**DIRECTIONS**:
Reproduce, character for character, the lines below from the first through the one with "minimum width=7.94cm, minimum". Leave pictures out.

--------

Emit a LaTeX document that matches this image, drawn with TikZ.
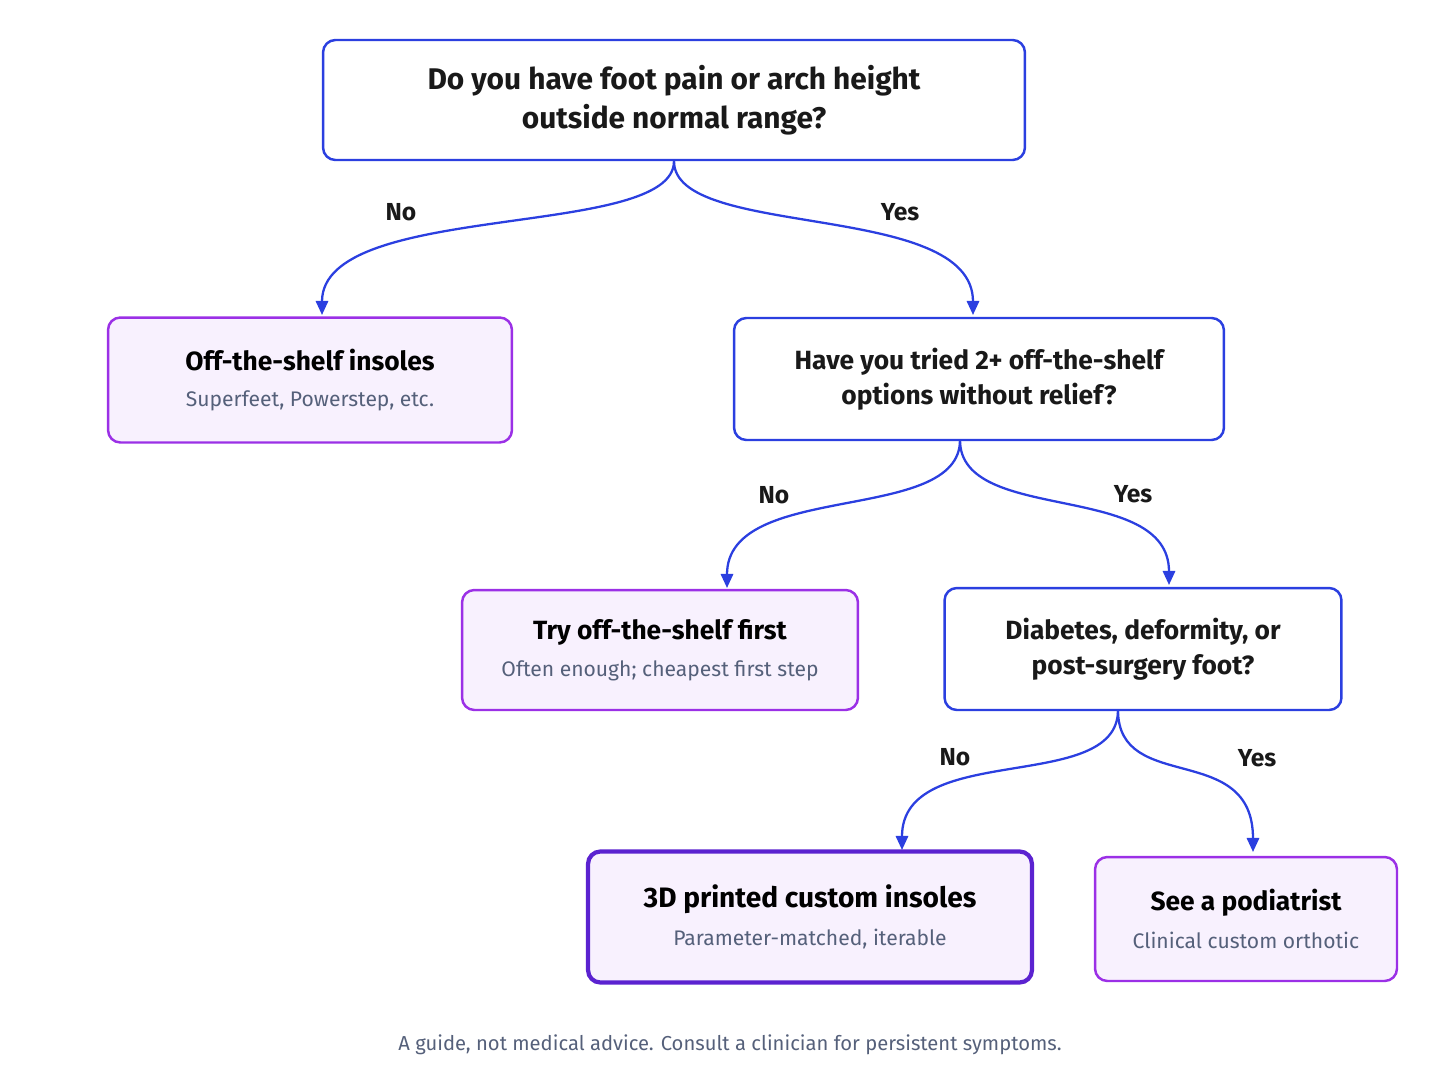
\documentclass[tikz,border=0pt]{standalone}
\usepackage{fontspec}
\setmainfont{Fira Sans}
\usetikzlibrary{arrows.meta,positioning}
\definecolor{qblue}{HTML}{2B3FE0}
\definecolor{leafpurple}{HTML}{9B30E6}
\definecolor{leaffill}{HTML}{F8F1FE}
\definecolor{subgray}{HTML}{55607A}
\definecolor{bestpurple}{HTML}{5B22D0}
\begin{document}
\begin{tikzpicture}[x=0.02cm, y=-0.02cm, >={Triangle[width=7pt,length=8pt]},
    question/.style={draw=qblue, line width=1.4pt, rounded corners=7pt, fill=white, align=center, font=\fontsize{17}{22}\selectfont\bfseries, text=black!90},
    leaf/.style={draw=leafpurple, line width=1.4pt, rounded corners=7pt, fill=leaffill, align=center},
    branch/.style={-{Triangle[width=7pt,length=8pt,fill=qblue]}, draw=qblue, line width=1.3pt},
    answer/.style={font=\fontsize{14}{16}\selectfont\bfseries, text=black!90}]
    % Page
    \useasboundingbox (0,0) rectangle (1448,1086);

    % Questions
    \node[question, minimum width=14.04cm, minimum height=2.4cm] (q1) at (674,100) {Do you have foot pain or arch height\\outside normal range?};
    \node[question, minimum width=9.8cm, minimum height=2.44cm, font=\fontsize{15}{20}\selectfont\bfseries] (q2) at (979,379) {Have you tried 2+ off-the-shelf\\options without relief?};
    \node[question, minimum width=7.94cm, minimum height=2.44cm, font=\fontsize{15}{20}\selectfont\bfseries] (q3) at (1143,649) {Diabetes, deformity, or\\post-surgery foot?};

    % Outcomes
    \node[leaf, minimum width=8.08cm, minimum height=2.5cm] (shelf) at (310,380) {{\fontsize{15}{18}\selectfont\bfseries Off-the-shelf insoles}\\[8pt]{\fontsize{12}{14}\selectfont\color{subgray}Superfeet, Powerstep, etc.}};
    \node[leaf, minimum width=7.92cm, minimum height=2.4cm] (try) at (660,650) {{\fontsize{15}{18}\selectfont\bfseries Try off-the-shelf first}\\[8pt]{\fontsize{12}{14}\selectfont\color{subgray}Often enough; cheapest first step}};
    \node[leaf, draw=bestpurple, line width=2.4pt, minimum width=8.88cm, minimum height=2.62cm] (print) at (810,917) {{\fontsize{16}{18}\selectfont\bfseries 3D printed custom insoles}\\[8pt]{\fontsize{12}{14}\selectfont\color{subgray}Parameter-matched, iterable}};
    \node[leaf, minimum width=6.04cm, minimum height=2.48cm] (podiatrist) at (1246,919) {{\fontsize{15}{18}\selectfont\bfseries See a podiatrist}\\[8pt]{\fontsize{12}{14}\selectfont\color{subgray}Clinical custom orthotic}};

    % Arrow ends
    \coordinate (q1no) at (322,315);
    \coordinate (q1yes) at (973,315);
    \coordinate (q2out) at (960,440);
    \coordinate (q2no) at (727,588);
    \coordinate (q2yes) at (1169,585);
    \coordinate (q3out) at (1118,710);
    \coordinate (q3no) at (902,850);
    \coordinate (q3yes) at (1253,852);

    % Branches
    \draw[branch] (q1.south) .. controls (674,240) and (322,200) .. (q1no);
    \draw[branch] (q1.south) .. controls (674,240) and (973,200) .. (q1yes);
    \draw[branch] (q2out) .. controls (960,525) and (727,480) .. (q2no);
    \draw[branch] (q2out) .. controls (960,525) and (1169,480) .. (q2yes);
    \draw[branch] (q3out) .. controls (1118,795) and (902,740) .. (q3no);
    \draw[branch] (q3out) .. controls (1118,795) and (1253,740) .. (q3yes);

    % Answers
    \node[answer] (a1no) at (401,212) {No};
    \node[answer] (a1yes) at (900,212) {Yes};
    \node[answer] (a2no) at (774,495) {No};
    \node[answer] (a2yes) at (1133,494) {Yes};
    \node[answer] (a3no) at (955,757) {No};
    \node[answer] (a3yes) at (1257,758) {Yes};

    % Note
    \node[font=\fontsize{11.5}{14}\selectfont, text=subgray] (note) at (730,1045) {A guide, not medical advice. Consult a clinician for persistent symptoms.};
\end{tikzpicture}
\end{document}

--------

**EXERCISE RESPONSE**:
Emit a LaTeX document that matches this image, drawn with TikZ.
\documentclass[tikz,border=0pt]{standalone}
\usepackage{fontspec}
\setmainfont{Fira Sans}
\usetikzlibrary{arrows.meta,positioning}
\definecolor{qblue}{HTML}{2B3FE0}
\definecolor{leafpurple}{HTML}{9B30E6}
\definecolor{leaffill}{HTML}{F8F1FE}
\definecolor{subgray}{HTML}{55607A}
\definecolor{bestpurple}{HTML}{5B22D0}
\begin{document}
\begin{tikzpicture}[x=0.02cm, y=-0.02cm, >={Triangle[width=7pt,length=8pt]},
    question/.style={draw=qblue, line width=1.4pt, rounded corners=7pt, fill=white, align=center, font=\fontsize{17}{22}\selectfont\bfseries, text=black!90},
    leaf/.style={draw=leafpurple, line width=1.4pt, rounded corners=7pt, fill=leaffill, align=center},
    branch/.style={-{Triangle[width=7pt,length=8pt,fill=qblue]}, draw=qblue, line width=1.3pt},
    answer/.style={font=\fontsize{14}{16}\selectfont\bfseries, text=black!90}]
    % Page
    \useasboundingbox (0,0) rectangle (1448,1086);

    % Questions
    \node[question, minimum width=14.04cm, minimum height=2.4cm] (q1) at (674,100) {Do you have foot pain or arch height\\outside normal range?};
    \node[question, minimum width=9.8cm, minimum height=2.44cm, font=\fontsize{15}{20}\selectfont\bfseries] (q2) at (979,379) {Have you tried 2+ off-the-shelf\\options without relief?};
    \node[question, minimum width=7.94cm, minimum height=2.44cm, font=\fontsize{15}{20}\selectfont\bfseries] (q3) at (1143,649) {Diabetes, deformity, or\\post-surgery foot?};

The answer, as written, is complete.